A cost they couldn't bear--yes you're correct they COULD bear it. But they most likely wouldn't be willing to bear it, especially if its one of the more expensive implementations. Flipping Virginia though would probably be doable with some seriously rich benefactors.

The problem of doing it through the government is that you'd be talking about raising tariffs a lot (which the South would hate, not just the deep South) in order to buy out their slaves (which they wouldn't like much either). So if one hopes to do it without creating a war in the process, it should be privately funded. The money's there, just getting the interests in the North to cough it up would be difficult.

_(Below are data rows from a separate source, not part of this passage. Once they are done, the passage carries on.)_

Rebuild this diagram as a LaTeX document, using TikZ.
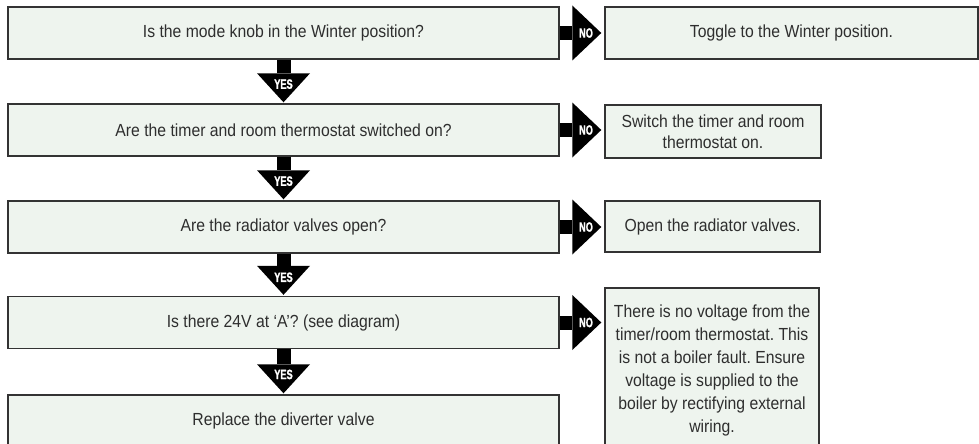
\documentclass[tikz,border=0pt]{standalone}
\usepackage{fontspec}
\setmainfont[FakeStretch=0.9]{Liberation Sans}
\newfontfamily\tagfont[FakeStretch=0.68,FakeBold=1.2]{Liberation Sans Bold}
\usetikzlibrary{arrows.meta}
\definecolor{boxfill}{HTML}{EEF4EE}
\definecolor{boxline}{HTML}{333333}
\definecolor{boxtext}{HTML}{2E2E2E}
\frenchspacing
\tikzset{
  qbox/.style={draw=boxline, line width=1.4pt, fill=boxfill, inner sep=0pt,
    text=boxtext, align=center, font=\fontsize{17.5}{21}\selectfont},
  yesarrow/.style={line width=14pt, shorten >=1pt,
    -{Triangle[width=53pt,length=29pt,line width=0pt]}},
  noarrow/.style={line width=14pt, shorten >=3pt,
    -{Triangle[width=55pt,length=29pt,line width=0pt]}},
  tag/.style={text=white, inner sep=0pt, font=\tagfont\fontsize{13.5}{14}\selectfont}
}
\begin{document}
\begin{tikzpicture}[x=1pt,y=-1pt]
\useasboundingbox (0,0) rectangle (979,444);
% questions
\node[qbox, minimum width=551pt, minimum height=52pt] (q1) at (283.5,33) {Is the mode knob in the Winter position?};
\node[qbox, minimum width=551pt, minimum height=52pt] (q2) at (283.5,130) {Are the timer and room thermostat switched on?};
\node[qbox, minimum width=551pt, minimum height=52pt] (q3) at (283.5,227) {Are the radiator valves open?};
\node[qbox, minimum width=551pt, minimum height=52pt] (q4) at (283.5,322.5) {Is there 24V at `A'? (see diagram)};
\node[qbox, minimum width=551pt, minimum height=52pt] (q5) at (283.5,421) {Replace the diverter valve};
% actions
\node[qbox, minimum width=373pt, minimum height=52pt] (a1) at (791.5,33) {Toggle to the Winter position.};
\node[qbox, minimum width=216pt, minimum height=53pt] (a2) at (713,131.5) {Switch the timer and room\\ thermostat on.};
\node[qbox, minimum width=215pt, minimum height=51pt] (a3) at (712.5,226.5) {Open the radiator valves.};
\node[qbox, minimum width=214pt, minimum height=164pt, font=\fontsize{17.5}{23}\selectfont] (a4) at (712,370) {There is no voltage from the\\ timer/room thermostat. This\\ is not a boiler fault. Ensure\\ voltage is supplied to the\\ boiler by rectifying external\\ wiring.};
% yes arrows
\draw[yesarrow] (q1.south) -- node[tag, pos=0.56] {YES} (q2.north);
\draw[yesarrow] (q2.south) -- node[tag, pos=0.56] {YES} (q3.north);
\draw[yesarrow] (q3.south) -- node[tag, pos=0.56] {YES} (q4.north);
\draw[yesarrow] (q4.south) -- node[tag, pos=0.56] {YES} (q5.north);
% no arrows
\draw[noarrow] (q1.east) -- node[tag, pos=0.59] {NO} (q1.east -| a1.west);
\draw[noarrow] (q2.east) -- node[tag, pos=0.59] {NO} (q2.east -| a2.west);
\draw[noarrow] (q3.east) -- node[tag, pos=0.59] {NO} (q3.east -| a3.west);
\draw[noarrow] (q4.east) -- node[tag, pos=0.59] {NO} (q4.east -| a4.west);
\end{tikzpicture}
\end{document}
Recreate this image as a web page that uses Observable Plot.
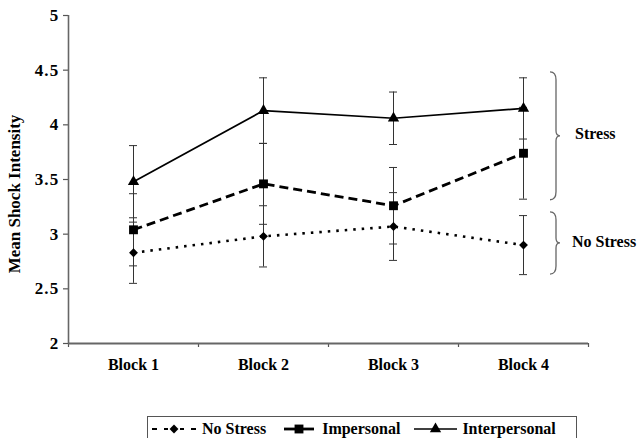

I repeatedly stated that I’m mainly interested in private groups engaging in this, so the concern about tariffs is irrelevant.
 
So they manumit in a free state. Given that I’m proposing solely young girls, they’re not a series economic threat to anyone, and which states, exactly, forbade free blacks from settling?
Illinois, Ohio and Indiana all had laws prohibiting free blacks from settling. Other free states permitted settlement by free blacks on paper, but were socially unaccepting of the idea. The 1863 riots in New York illustrate how fragile the welcome could be. In short, large scale manumissions of free blacks in northern states was going to be problematic.
 
Illinois, Ohio and Indiana all had laws prohibiting free blacks from settling. Other free states permitted settlement by free blacks on paper, but were socially unaccepting of the idea. The 1863 riots in New York illustrate how fragile the welcome could be. In short, large scale manumissions of free blacks in northern states was going to be problematic.

Three states out of many. Those riots were in NYC, were they not? A city prone to riots.